**SUPPLIED MATERIAL:**
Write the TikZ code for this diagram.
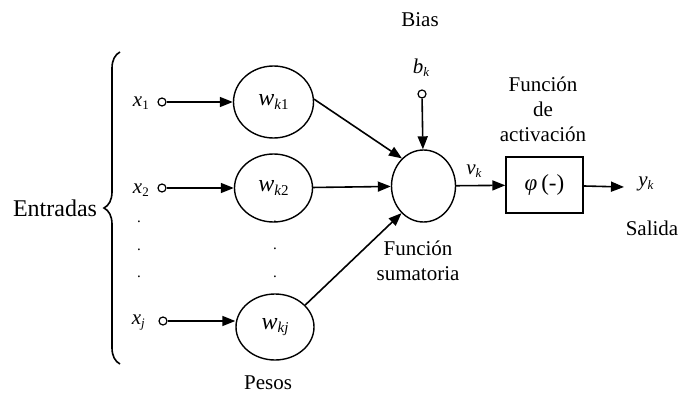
\documentclass[tikz,border=0pt]{standalone}
\usepackage{fontspec}
\setmainfont{Liberation Serif}
\usetikzlibrary{shapes.geometric,arrows.meta,decorations.pathreplacing}
\newcommand{\vsub}[2]{\textit{#1}\raisebox{-0.3ex}{\fontsize{13}{13}\selectfont #2}}
\newcommand{\wsub}[1]{\textit{w}\raisebox{-0.3ex}{\fontsize{15}{15}\selectfont #1}}
\begin{document}
\begin{tikzpicture}[x=1pt,y=-1pt,
  txt/.style={font=\fontsize{21}{25}\selectfont, inner sep=0pt},
  wnode/.style={draw, ellipse, line width=1.4pt, inner sep=0pt, font=\fontsize{24}{26}\selectfont},
  inp/.style={draw, circle, line width=1.2pt, minimum size=8pt, inner sep=0pt},
  arr/.style={line width=1.6pt, -{Triangle[length=13pt,width=10pt]}},
  dotlbl/.style={font=\fontsize{15}{15}\selectfont, inner sep=0pt}]
\useasboundingbox (0,0) rectangle (695,393);

% weight nodes
\node[wnode, minimum width=80pt, minimum height=72pt] (w1) at (273.5,102) {\wsub{\textit{k}1}};
\node[wnode, minimum width=78pt, minimum height=68pt] (w2) at (273.5,188) {\wsub{\textit{k}2}};
\node[wnode, minimum width=78pt, minimum height=66pt] (wj) at (275,327) {\wsub{\textit{kj}}};

% sum node
\node[wnode, minimum width=64pt, minimum height=72pt] (sum) at (423.5,186) {};

% activation box
\node[draw, line width=1.4pt, minimum width=77pt, minimum height=56pt, inner sep=0pt,
      font=\fontsize{23}{26}\selectfont] (act) at (544.5,185) {\textit{φ}\,(-)};

% inputs
\node[inp] (c1) at (162,102) {};
\node[inp] (c2) at (162,188) {};
\node[inp] (cj) at (163,321) {};
\node[txt, anchor=east] (x1) at (149,103) {\vsub{x}{1}};
\node[txt, anchor=east] (x2) at (149,190) {\vsub{x}{2}};
\node[txt, anchor=east] (xj) at (145,323) {\vsub{x}{\textit{j}}};

% dots
\node[dotlbl] (d1) at (139,222) {.};
\node[dotlbl] (d2) at (139,250) {.};
\node[dotlbl] (d3) at (139,277) {.};
\node[dotlbl] (e1) at (275,222) {.};
\node[dotlbl] (e2) at (275,249) {.};
\node[dotlbl] (e3) at (275,277) {.};

% bias
\node[txt] (biaslbl) at (420,20) {Bias};
\node[txt] (bk) at (421,68) {\vsub{b}{\textit{k}}};
\node[inp] (cb) at (422,94) {};

% labels
\node[txt] (entr) at (55,208) {\fontsize{24}{26}\selectfont Entradas};
\node[txt] (pesos) at (268,383) {Pesos};
\node[txt, align=center] (fsum) at (418,261) {Función\\sumatoria};
\node[txt, align=center] (fact) at (543,109) {Función\\de\\activación};
\node[txt] (vk) at (474,171) {\vsub{v}{\textit{k}}};
\node[txt] (yk) at (646,184) {\vsub{y}{\textit{k}}};
\node[txt] (salida) at (652,228) {Salida};

\coordinate (out) at (624,187);
\coordinate (bt) at (120,364);
\coordinate (bb) at (120,52);

% brace
\draw[line width=1.6pt, decorate, decoration={brace, amplitude=16pt}] (bt) -- (bb);

% connectors
\draw[arr] (c1) -- (w1);
\draw[arr] (c2) -- (w2);
\draw[arr] (cj) -- (wj.west |- cj);
\draw[arr] (w1.4) -- (sum.128);
\draw[arr] (w2) -- (sum);
\draw[arr] (wj.36) -- (sum.231);
\draw[arr] (cb) -- (sum);
\draw[arr] (sum) -- (act);
\draw[arr] (act) -- (out);
\end{tikzpicture}
\end{document}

**GOAL:** From the first line above through the line containing "(0,0) rectangle (695,393);", copy everything exactly, without the pictures.

**ANSWER TO THIS EXERCISE:**
Write the TikZ code for this diagram.
\documentclass[tikz,border=0pt]{standalone}
\usepackage{fontspec}
\setmainfont{Liberation Serif}
\usetikzlibrary{shapes.geometric,arrows.meta,decorations.pathreplacing}
\newcommand{\vsub}[2]{\textit{#1}\raisebox{-0.3ex}{\fontsize{13}{13}\selectfont #2}}
\newcommand{\wsub}[1]{\textit{w}\raisebox{-0.3ex}{\fontsize{15}{15}\selectfont #1}}
\begin{document}
\begin{tikzpicture}[x=1pt,y=-1pt,
  txt/.style={font=\fontsize{21}{25}\selectfont, inner sep=0pt},
  wnode/.style={draw, ellipse, line width=1.4pt, inner sep=0pt, font=\fontsize{24}{26}\selectfont},
  inp/.style={draw, circle, line width=1.2pt, minimum size=8pt, inner sep=0pt},
  arr/.style={line width=1.6pt, -{Triangle[length=13pt,width=10pt]}},
  dotlbl/.style={font=\fontsize{15}{15}\selectfont, inner sep=0pt}]
\useasboundingbox (0,0) rectangle (695,393);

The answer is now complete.